= Multi-level converter =

Method of generating high-voltage wave-forms from lower-voltage components

A multi-level converter (MLC) or (multi-level inverter) is a method of generating high-voltage wave-forms from lower-voltage components. MLC origins go back over a hundred years, when in the 1880s, the advantages of DC long-distance transmission became evident.

Modular multi-level converters (MMC) were investigated by Tricoli et al in 2017. Although their viability for electric vehicles (EV) was established, suitable low-cost semiconductors to make this topology competitive are not currently available (as of 2019).

In 1999, Tolbert described the use of MLC for battery operated electric motors.

Habib's 2018 review paper reviews multi-level inverters (a synonym for MLC) stating the advantages of bi-directional energy flows to power the motor or charge the battery system.

== High-voltage DC converters ==
HVDC converters typically use series connected switched capacitors blocks. The blocks are switched in or out of the circuit to form the desired waveform, typically three-phase AC.

== Low-voltage DC converters ==
Hydrogen generation via electrolysis requires DC currents over several thousand amperes, but DC voltages in the range of only 100...400 VDC. A high voltage modular multi-level converter (MMC) can be adapted by connecting a galvanically isolated LLC resonant converter to each module capacitor. Several half-bridge and full-bridge based MMC topologies are evaluated in.
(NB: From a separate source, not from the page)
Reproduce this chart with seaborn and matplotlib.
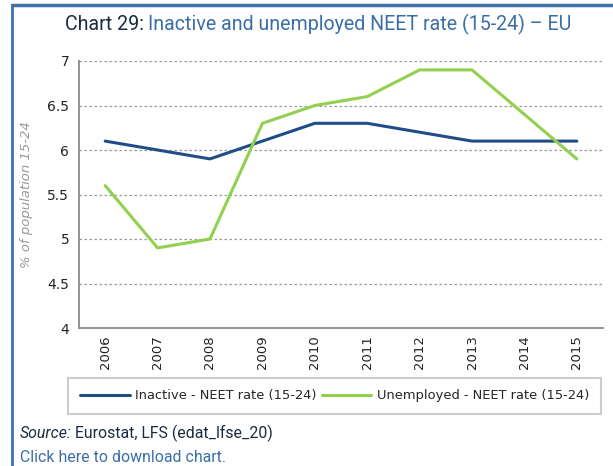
import matplotlib
matplotlib.use("Agg")
import matplotlib.pyplot as plt
from matplotlib.lines import Line2D
from matplotlib.ticker import MultipleLocator, FixedLocator, NullFormatter
import seaborn as sns
import pandas as pd

years = ["2006", "2007", "2008", "2009", "2010", "2011", "2012", "2013", "2014", "2015"]
inactive = [6.1, 6.0, 5.9, 6.1, 6.3, 6.3, 6.2, 6.1, 6.1, 6.1]
unemployed = [5.6, 4.9, 5.0, 6.3, 6.5, 6.6, 6.9, 6.9, 6.4, 5.9]
series_names = ["Inactive - NEET rate (15-24)", "Unemployed - NEET rate (15-24)"]
series_colors = ["#1F4E87", "#92D050"]

df = pd.DataFrame({
    "pos": list(range(len(years))) * 2,
    "value": inactive + unemployed,
    "series": [series_names[0]] * len(years) + [series_names[1]] * len(years),
})

sns.set_theme(style="white")
plt.rcParams["font.family"] = ["DejaVu Sans"]

W, H = 613, 466
fig = plt.figure(figsize=(W / 100, H / 100), dpi=100)
ax = fig.add_axes([79 / W, 1 - 328 / H, (603 - 79) / W, (328 - 61) / H])

sns.lineplot(data=df, x="pos", y="value", hue="series", palette=series_colors,
             linewidth=2.2, ax=ax, legend=False)

ax.set_xlim(-0.5, len(years) - 0.5)
ax.set_ylim(4, 7)
ax.yaxis.set_major_locator(MultipleLocator(0.5))
ax.set_yticklabels([f"{v:g}" for v in ax.get_yticks()])
ax.xaxis.set_major_locator(FixedLocator(range(len(years))))
ax.set_xticklabels(years, rotation=90, fontsize=9.5, color="#222222")
ax.xaxis.set_minor_locator(FixedLocator([i - 0.5 for i in range(len(years) + 1)]))
ax.xaxis.set_minor_formatter(NullFormatter())
ax.tick_params(axis="x", which="major", length=0, pad=5)
ax.tick_params(axis="x", which="minor", length=4, width=1, color="#8a8a8a", direction="out")
ax.tick_params(axis="y", which="major", length=4, width=1, color="#8a8a8a",
               direction="out", labelsize=10, labelcolor="#222222", pad=3)
ax.grid(axis="y", color="#9a9a9a", linestyle=(0, (2, 2)), linewidth=0.9)
ax.grid(axis="x", visible=False)
for s in ["top", "right"]:
    ax.spines[s].set_visible(False)
for s in ["left", "bottom"]:
    ax.spines[s].set_color("#8a8a8a")
    ax.spines[s].set_linewidth(1.3)
ax.set_xlabel("")
ax.set_ylabel("% of population 15-24", fontstyle="italic", color="#999999", fontsize=9.5,
              labelpad=10)

# legend in a framed box below the axis
handles = [Line2D([], [], color=c, linewidth=2.2) for c in series_colors]
leg = fig.legend(handles, series_names, loc="center", ncol=2,
                 bbox_to_anchor=(334.5 / W, 1 - 396 / H),
                 fontsize=9.4, frameon=True, fancybox=False, handlelength=3.8,
                 columnspacing=0.4, handletextpad=0.4, borderpad=0.9, borderaxespad=0)
leg.get_frame().set_edgecolor("#c0c0c0")
leg.get_frame().set_linewidth(1.5)

# title in two colours
fig.canvas.draw()
r = fig.canvas.get_renderer()
title_font = dict(family="Roboto", fontsize=14.1)
t1 = fig.text(65 / W, 1 - 30 / H, "Chart 29:", color="#1d2b3f", va="baseline", **title_font)
bb = t1.get_window_extent(renderer=r)
fig.text(bb.x1 / W + 4 / W, 1 - 30 / H, "Inactive and unemployed NEET rate (15-24) \u2013 EU",
         color="#3b6ea8", va="baseline", **title_font)

# source and link lines
foot_font = dict(family="Roboto", fontsize=11.4)
s1 = fig.text(20 / W, 1 - 438 / H, "Source:", fontstyle="italic", color="#1d2b3f",
              va="baseline", **foot_font)
bb2 = s1.get_window_extent(renderer=r)
fig.text(bb2.x1 / W + 3 / W, 1 - 438 / H, "Eurostat, LFS (edat_lfse_20)", color="#1d2b3f",
         va="baseline", **foot_font)
fig.text(20 / W, 1 - 462 / H, "Click here to download chart.", color="#3b6ea8",
         va="baseline", **foot_font)

# page frame lines
frame_color = "#3f72aa"
fig.add_artist(Line2D([12 / W, 12 / W], [0, 1 - 5 / H], color=frame_color, linewidth=2,
                      transform=fig.transFigure))
fig.add_artist(Line2D([12 / W, 1], [1 - 5 / H, 1 - 5 / H], color=frame_color, linewidth=2.5,
                      transform=fig.transFigure))

fig.savefig("out.png", dpi=100)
Such a converter can also be used to provide a centralized 400V DC power supply for data centers.

== M^{2}LeC ==
M^{2}LeC (pronounced Emlek), is a form of multi-level converter that combines the functions of generating electric motor wave-forms, with battery charging and management in a single set of power electronics hardware, where the various functions are performed through software alone.